The lightweight, cordless Worx WG184 Power Share 2-in-1 40V Trimmer/Edger could solve your issues.
This model is battery-operated, weighs 8.6 pounds, and will run for 20 to 30 minutes before you’ll need to recharge it.
It features a variable speed throttle that an average adult can operate with one hand on the trigger, and an innovative command spool feed system, so it’s simple to feed more line with the press of a button.
It’s easy to use and cost-effective, as long as you stick with the type of tasks this piece of Worx Power Share lawn equipment was designed to handle.
How can I say all this for sure? I’ve been conducting a trial of this cordless electric model on my property.
We link to vendors to help you find relevant products. If you buy from one of our links, we may earn a commission.
And while I’m married to a professional lawn care guy and asked him dozens of questions about weed eater-ology along the way, I have used this particular trimmer/edger myself.
I was able to assemble it without much ado, using just a Philips head screwdriver, charge the batteries with the included charger, insert them, and get to work.
I used this model to complete tasks like clipping the weeds below our thorny rose bush, and edging the untidy grass along the walkway in our side yard.
I couldn’t be more pleased with the independence I have gained via this battery-operated tool.
I’m looking forward to sharing more of the advantages of the Worx WG184, available on Amazon, along with just a couple of potential drawbacks you’ll also want to consider before settling on a model for your own household.
Here’s what to expect:
Worx WG184 Cordless 2-in-1 Lawn Trimmer and Edger
Advantages of a High-Power Cordless Trimmer and Edger
I’ll start out by telling you why I favor cordless electric trimmer/edgers in general, and then move along to give my opinions of the Worx WG184 specifically.
A battery-operated weed eater makes sense for people who are aiming to complete a specific type of lawn work. If you just want to slice weeds that are encroaching on the edges of your lawn or walkways, this type of equipment is an appropriate choice.
It eliminates the need for long extension cords which are required for the plug-in models, and you can dispense with the noise and fumes associated with gas-powered trimmers, too.
But there are certain situations where trimmer/edgers really won’t advance your progress at all, even if they’re powered by gasoline or attached to cords. So before we go any further, I want to spell out a few things about weed eaters.
They’re trimmers, not bushwackers.
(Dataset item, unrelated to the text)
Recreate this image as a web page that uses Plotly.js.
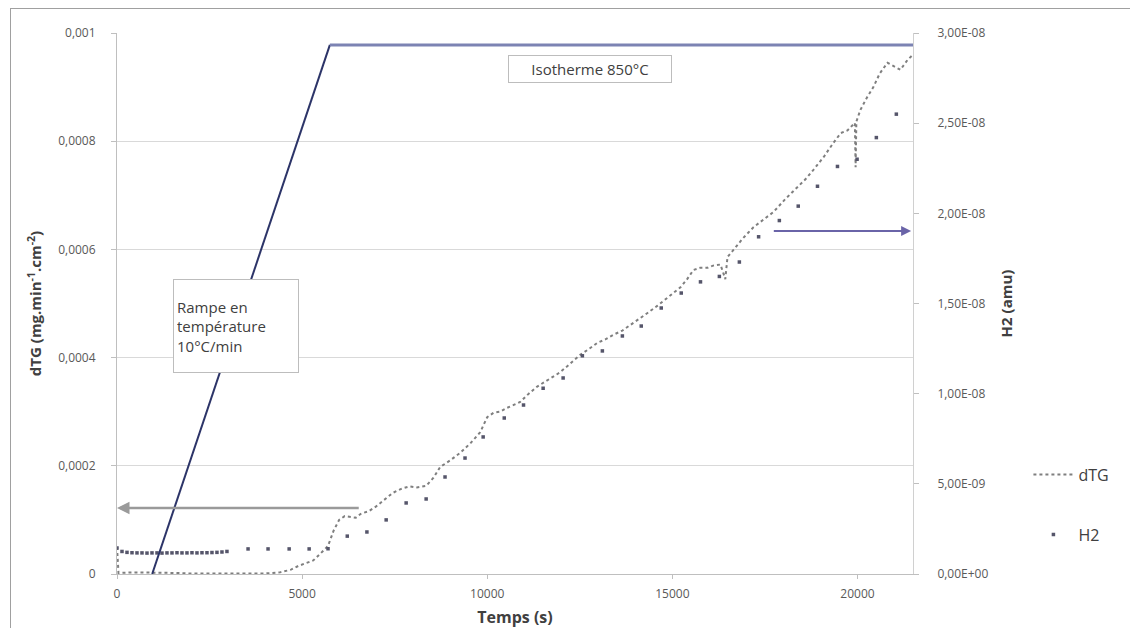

The idea is to use them for repetitive or hard to reach weeding chores.
A few examples of what the WG184 can accomplish include clearing crabgrass that constantly reappears in the driveway, tidying the edges of ivy or other creeping landscape plants, weed-whacking the tender ground covers that mound up a modest hillside, or cutting the liriope back in spring when it’s threatening to take over the whole yard.
I’m sorry if this is going to burst your bubble, but that’s all, folks. You’ll quickly destroy a trimmer by trying to use it for hardcore jobs like clearing brush from a gulley or cutting scrub from a quarter-acre that hasn’t been mown for years.
Nor should you use these types of tools to cut thorny canes, dry tree branches, entire lawns that are larger than 100 or so square feet, or overgrown vegetable gardens at the end of the season.
As my husband relayed to me based on decades of experience, a tool like the WG184 might survive one of those jobs, but the duress would run through the battery charge really quickly and use up spool after spool of weed eater line.
Trimmer/edgers are built for keeping the edges of the lawn tidy, and weeding spaces where you would be spending hours on your hands and knees and returning to do it again next week if you weren’t using a weed eater.
They aren’t for clearing lots – yours or your neighbor’s.
Now that that’s out of the way, let’s talk about the key features that set this model apart from the competition.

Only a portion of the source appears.